Ultimately, the Creative Class establishes a sense of conformity that is consistent with most economic classes, especially one that finds itself superior through facets of creativity. “Some people find the Creative Class elitist. But the existence of a large and growing new class of highly paid creative workers is not the problem; rather, I submit, it is a healthy sign. What is elitist—and inequitable, inefficient and even dangerous—is the persistence of a social order in which some people are considered natural creators, while others exist to serve them, carry out their ideas and tend to their personal needs” (323). Subsequently, the Creative Class fails to surpass conventional notions of elitist economics.
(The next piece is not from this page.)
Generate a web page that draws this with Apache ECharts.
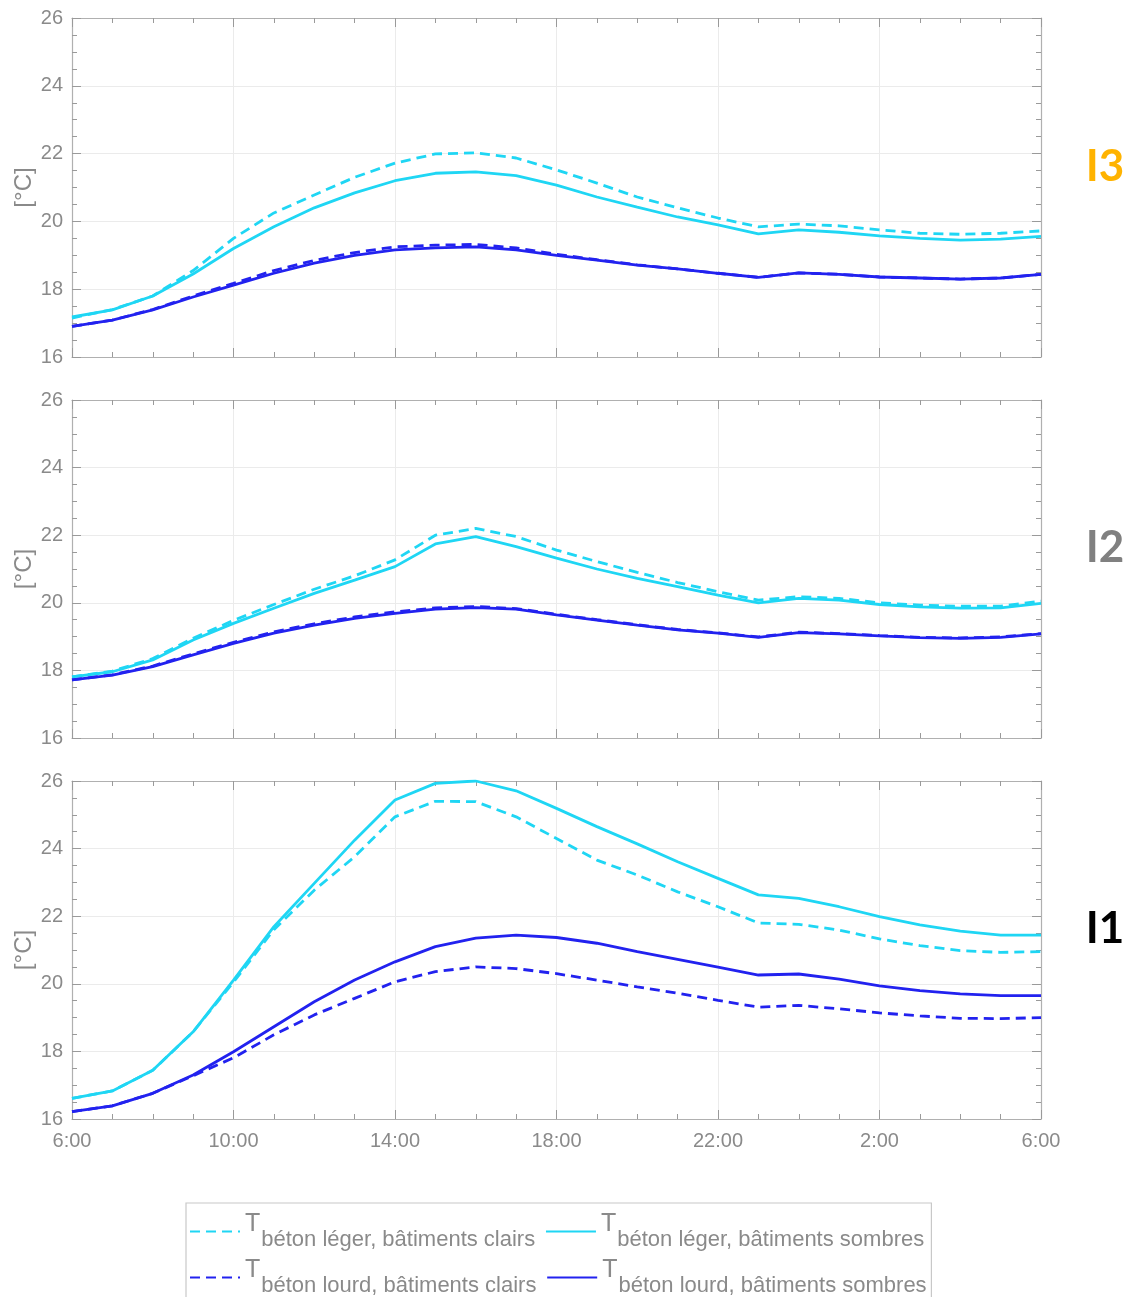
<!DOCTYPE html>
<html>
<head>
<meta charset="utf-8">
<script src="https://cdn.jsdelivr.net/npm/echarts@6/dist/echarts.min.js"></script>
<style>
html,body{margin:0;padding:0;background:#fff;}
#chart{width:1131px;height:1297px;}
</style>
</head>
<body>
<div id="chart"></div>
<script>
// hours after 6:00
const hours = [0,1,2,3,4,5,6,7,8,9,10,11,12,13,14,15,16,17,18,19,20,21,22,23,24];
const xTickLabels = ['6:00','10:00','14:00','18:00','22:00','2:00','6:00'];
const panelNames = ['I3','I2','I1'];
const seriesNames = [
  'béton léger, bâtiments clairs',
  'béton léger, bâtiments sombres',
  'béton lourd, bâtiments clairs',
  'béton lourd, bâtiments sombres'
];

// Panel I3
const i3LegerClairs   = [17.15,17.40,17.80,18.55,19.50,20.25,20.78,21.30,21.72,21.99,22.02,21.87,21.52,21.13,20.72,20.40,20.10,19.84,19.92,19.87,19.75,19.65,19.62,19.65,19.72];
const i3LegerSombres  = [17.18,17.39,17.80,18.45,19.20,19.84,20.40,20.84,21.20,21.42,21.46,21.35,21.07,20.72,20.42,20.13,19.90,19.63,19.75,19.68,19.57,19.50,19.45,19.48,19.56];
const i3LourdClairs   = [16.90,17.09,17.40,17.80,18.17,18.55,18.85,19.08,19.25,19.30,19.32,19.22,19.03,18.87,18.72,18.60,18.47,18.35,18.48,18.44,18.36,18.33,18.30,18.33,18.44];
const i3LourdSombres  = [16.90,17.09,17.39,17.77,18.12,18.47,18.77,19.00,19.16,19.22,19.25,19.16,19.00,18.86,18.71,18.60,18.47,18.35,18.48,18.44,18.36,18.33,18.30,18.33,18.44];

// Panel I2
const i2LegerClairs   = [17.81,17.98,18.35,18.95,19.48,19.95,20.40,20.80,21.27,22.00,22.20,21.96,21.56,21.22,20.90,20.60,20.33,20.08,20.18,20.13,20.00,19.93,19.90,19.90,20.05];
const i2LegerSombres  = [17.81,17.96,18.31,18.90,19.39,19.84,20.28,20.67,21.07,21.74,21.96,21.66,21.32,21.00,20.72,20.48,20.23,20.00,20.13,20.08,19.95,19.88,19.84,19.85,19.98];
const i2LourdClairs   = [17.72,17.87,18.13,18.49,18.83,19.14,19.38,19.58,19.73,19.85,19.89,19.83,19.66,19.50,19.35,19.21,19.11,18.99,19.13,19.09,19.03,18.98,18.96,18.99,19.09];
const i2LourdSombres  = [17.72,17.86,18.11,18.46,18.80,19.10,19.34,19.54,19.69,19.81,19.86,19.81,19.64,19.49,19.34,19.20,19.10,18.98,19.12,19.08,19.02,18.97,18.95,18.98,19.08];

// Panel I1
const i1LegerClairs   = [16.61,16.83,17.44,18.58,20.05,21.60,22.77,23.76,24.94,25.40,25.39,24.94,24.30,23.66,23.22,22.72,22.28,21.80,21.76,21.59,21.33,21.13,20.98,20.93,20.95];
const i1LegerSombres  = [16.61,16.83,17.44,18.58,20.11,21.69,22.97,24.25,25.44,25.93,26.00,25.71,25.19,24.65,24.14,23.61,23.12,22.63,22.53,22.28,21.99,21.74,21.56,21.44,21.44];
const i1LourdClairs   = [16.22,16.39,16.76,17.28,17.81,18.49,19.08,19.57,20.06,20.36,20.50,20.45,20.30,20.11,19.91,19.72,19.51,19.31,19.36,19.26,19.14,19.05,18.98,18.97,19.00];
const i1LourdSombres  = [16.22,16.39,16.76,17.30,17.99,18.73,19.47,20.11,20.65,21.10,21.35,21.44,21.37,21.20,20.95,20.72,20.49,20.26,20.29,20.14,19.94,19.80,19.70,19.65,19.65];

const panels = [
  [i3LegerClairs, i3LegerSombres, i3LourdClairs, i3LourdSombres],
  [i2LegerClairs, i2LegerSombres, i2LourdClairs, i2LourdSombres],
  [i1LegerClairs, i1LegerSombres, i1LourdClairs, i1LourdSombres]
];

const CYAN = '#1fd6f4';
const BLUE = '#2222ef';
const seriesColors = [CYAN, CYAN, BLUE, BLUE];
const seriesDashed = [true, false, true, false];

const gridTops = [18, 400, 781];
const gridHeights = [339, 338, 338];
const panelLabelY = [167, 548, 929];
const panelLabelColors = ['#ffb300', '#808080', '#000000'];

const FONT = 'Liberation Sans, Arial, sans-serif';
const AXIS_COLOR = '#b0b0b0';
const LABEL_COLOR = '#8a8a8a';

const grids = [], xAxes = [], yAxes = [], series = [];
gridTops.forEach((top, g) => {
  grids.push({left: 72, right: 90, top: top, height: gridHeights[g], show: false, containLabel: false, outerBoundsMode: 'none'});
  const common = {
    type: 'value', gridIndex: g, min: 0, max: 24, interval: 4,
    axisLine: {show: true, onZero: false, lineStyle: {color: AXIS_COLOR, width: 1.2}},
    axisTick: {show: true, inside: true, length: 9, lineStyle: {color: '#9a9a9a'}},
    minorTick: {show: true, splitNumber: 4, length: 5, lineStyle: {color: '#9a9a9a'}}
  };
  xAxes.push(Object.assign({}, common, {
    position: 'bottom',
    axisLabel: {
      show: g === 2, fontSize: 20, color: LABEL_COLOR, fontFamily: FONT, margin: 12,
      formatter: (v) => xTickLabels[Math.round(v / 4)]
    },
    splitLine: {show: true, lineStyle: {color: '#ebebeb', width: 1}}
  }));
  xAxes.push(Object.assign({}, common, {
    position: 'top', axisLabel: {show: false}, splitLine: {show: false}
  }));
  const ycommon = {
    type: 'value', gridIndex: g, min: 16, max: 26, interval: 2,
    axisLine: {show: true, onZero: false, lineStyle: {color: AXIS_COLOR, width: 1.2}},
    axisTick: {show: true, inside: true, length: 9, lineStyle: {color: '#9a9a9a'}},
    minorTick: {show: true, splitNumber: 4, length: 5, lineStyle: {color: '#9a9a9a'}}
  };
  yAxes.push(Object.assign({}, ycommon, {
    position: 'left',
    name: '[°C]', nameLocation: 'middle', nameGap: 36, nameMoveOverlap: false,
    nameTextStyle: {fontSize: 24, color: LABEL_COLOR, fontFamily: FONT},
    axisLabel: {fontSize: 20, color: LABEL_COLOR, fontFamily: FONT, margin: 9},
    splitLine: {show: true, lineStyle: {color: '#ebebeb', width: 1}}
  }));
  yAxes.push(Object.assign({}, ycommon, {
    position: 'right', axisLabel: {show: false}, splitLine: {show: false}
  }));
  // draw solid first, dashed on top
  [1, 3, 0, 2].forEach((k) => {
    const vals = panels[g][k];
    series.push({
      type: 'line',
      name: seriesNames[k],
      xAxisIndex: g * 2,
      yAxisIndex: g * 2,
      data: hours.map((h, i) => [h, vals[i]]),
      symbol: 'none',
      smooth: false,
      clip: true,
      silent: true,
      animation: false,
      lineStyle: {color: seriesColors[k], width: 2.8, type: seriesDashed[k] ? [10, 6] : 'solid'},
      itemStyle: {color: seriesColors[k]}
    });
  });
});

const graphics = panelNames.map((name, g) => ({
  type: 'text',
  x: 1105, y: panelLabelY[g],
  style: {
    text: name, fill: panelLabelColors[g],
    font: 'bold 44px Lato, "Open Sans", sans-serif',
    textAlign: 'center', textVerticalAlign: 'middle'
  }
}));

const chart = echarts.init(document.getElementById('chart'), null, {renderer: 'canvas'});
chart.setOption({
  animation: false,
  backgroundColor: '#ffffff',
  grid: grids,
  xAxis: xAxes,
  yAxis: yAxes,
  series: series,
  graphic: graphics,
  legend: {
    data: seriesNames,
    left: 186, top: 1203, width: 760,
    orient: 'horizontal',
    itemWidth: 50, itemHeight: 14, itemGap: 7,
    padding: [9, 2, 30, 3],
    borderColor: '#c8c8c8', borderWidth: 1.2,
    backgroundColor: '#fff',
    selectedMode: false,
    itemStyle: {opacity: 0, borderWidth: 0},
    formatter: (n) => '{t|T}{s|' + n + '}{e| }',
    textStyle: {
      color: '#8a8a8a', fontFamily: FONT,
      rich: {
        t: {fontSize: 25, color: '#8a8a8a', fontFamily: FONT, verticalAlign: 'top'},
        s: {fontSize: 22, color: '#8a8a8a', fontFamily: FONT, padding: [17, 0, 0, 1]},
        e: {fontSize: 10, width: 5, color: '#8a8a8a'}
      }
    }
  }
});
</script>
</body>
</html>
Though labeled a creative class, the Class itself follows economic conformities and, ultimately, finds identity as an economic collective. Florida’s definition of the Class as "creative' only means to describe the method to which such collective finds dominance in an economic hierarchy. “Creativity for us is an act of synthesis...bits and pieces to put together in new and unfamiliar ways, existing frameworks to deconstruct and transcend” (186). The application of creativity may be present in the occupations of its members, but the Creative Class fails to transcend socio-economic norms. More specifically, creativity is directed towards the establishment of a conformist, elite class, and neglects the transcendence of trite conventionality.